Ultimately, time tells us that Hawking marries Elaine, and that Jane marries Jonathan, though Jane and Hawking remain good friends.

The film is based on Jane Hawking’s book Travelling to Infinity: My Life with Stephen Hawking. If you look on Goodreads, the book has 100+ reviews, meaning it’s not well-read (in comparison, Fifty Shades of Gray has 965,000+). The film might change that. She also has a number of 1-star reviews, and readers confess they felt Jane knew what she was getting into when she married Hawking, so why “complain” (to me, this is unbelievably cold).

However, there are noble moments in the movie that would contradict what readers claim: when Jane is offered the chance to turn off Hawking’s life support after he can no longer breathe on his own (yes, it is presented as a “chance”—doctors can see that caring for Hawking is the horribly difficult and draining his young wife), she doesn’t think about it for a second. Also, the movie implies that Jane possibly cheated on Hawking only after the couple realizes they aren’t going to make it together. Jane remains a strong figure in Hawking’s life, and never once did I dislike her in the movie. Of course she struggling; anyone who rubs that in her face (either after reading the book or watching the movie) is pretty unforgiving.

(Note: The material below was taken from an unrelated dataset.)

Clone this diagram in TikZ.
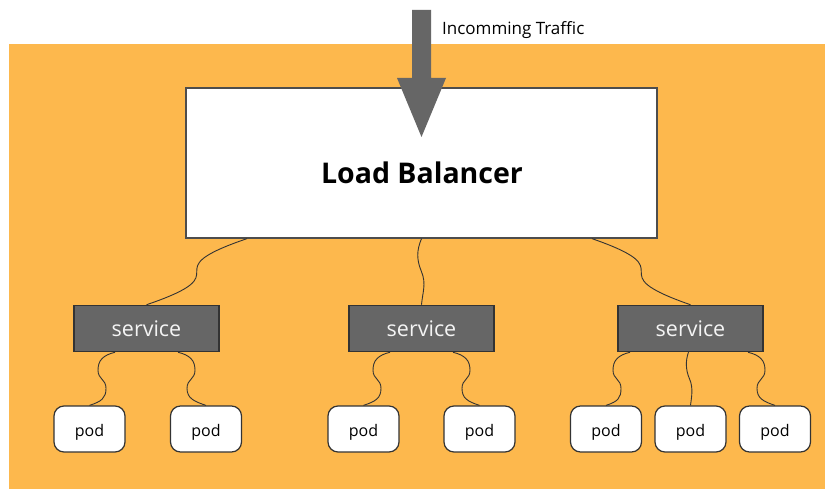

The pacing of the movie is steady, indicating time has passed by showing the children growing or Hawking faring worse (physically). We also see stores stocking Hawking’s writings. The story begins and ends in the fashion that Americans love: happy. Hawking says, “Look what we did” as he and Jane watch their children play together.

Overall, The Theory of Everything was worth the watch. The cast was strong and carefully chosen, and the story was contained in the right amount of time, and an interesting look into the romantic, personal side of a world-famous physicist.